Then he made an analogy. Back in college, I used to routinely destroy our
roommate Brendan in Tecmo Bowl. For some reason, he always thought he could beat
me, even though I won every game by four or five touchdowns (mainly because he
was dumb enough to let me keep playing Bo and the Raiders). But he kept coming
back for more. And when I unleashed the usual round of post-game trash talk, old
Brendan would come back with things like "Well, I almost had you at third-and-14
that one time!"
"That's what you're like with the Red Sox," JackO told me. "You're like
Brendan bragging that he almost had you at third-and-14, only every season."
"But we're three and a half back right now. You're not even a little
nervous?"
There was a pause on the phone.
"Yeah, I'm a little nervous," he admitted. "But it's still the Red Sox.
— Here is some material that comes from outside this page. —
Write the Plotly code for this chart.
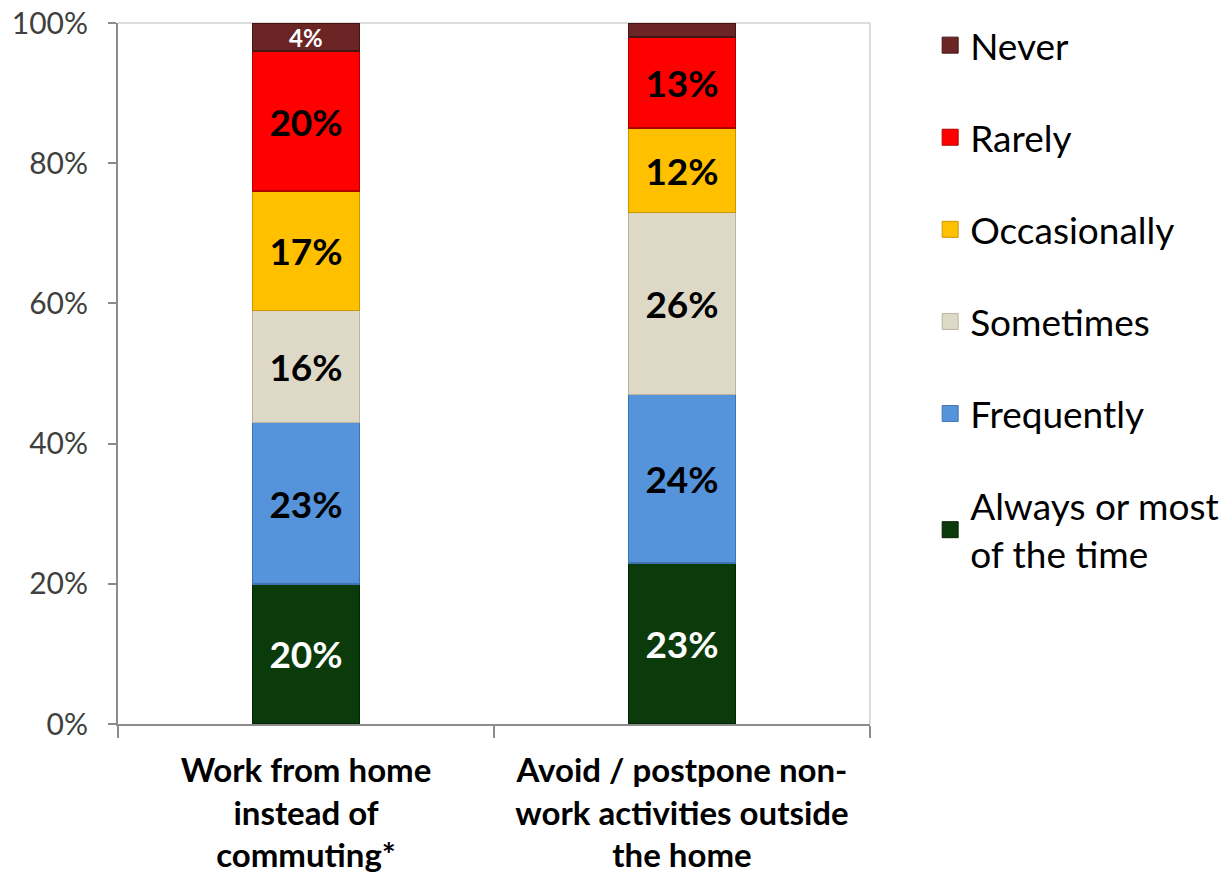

And this is still third-and-14."
Maybe so. But it's better than fourth-and-20.
Wouldn't fourth-and-20 be a lot better for him? Wouldn't that mean the Yanks were in deep trouble, needing to punt to the Sox? Shouldn't he have said "second-and-11" or something like that? He just killed the article on the last line! Maybe this isn't Earnest Byner fumbling on the one, or or Joe Pisarcik fumbling on the 26, since there wasn't the gravity of the moment. (If this article were recapping and commenting on, say, a Red Sox World Series title, this would have been the all-time fumble of the . . . online sports lighter-side commentary milieu, I guess.) But it's every bit of Gerald Riggs coughing it up in run-the-clock-out-time and Wes Hopkins running it back to win a regular season game, isn't it?
Or maybe I screwed it up and need to go back to my regular post recapping losses that evoke the tree-falls-in-a-forest query.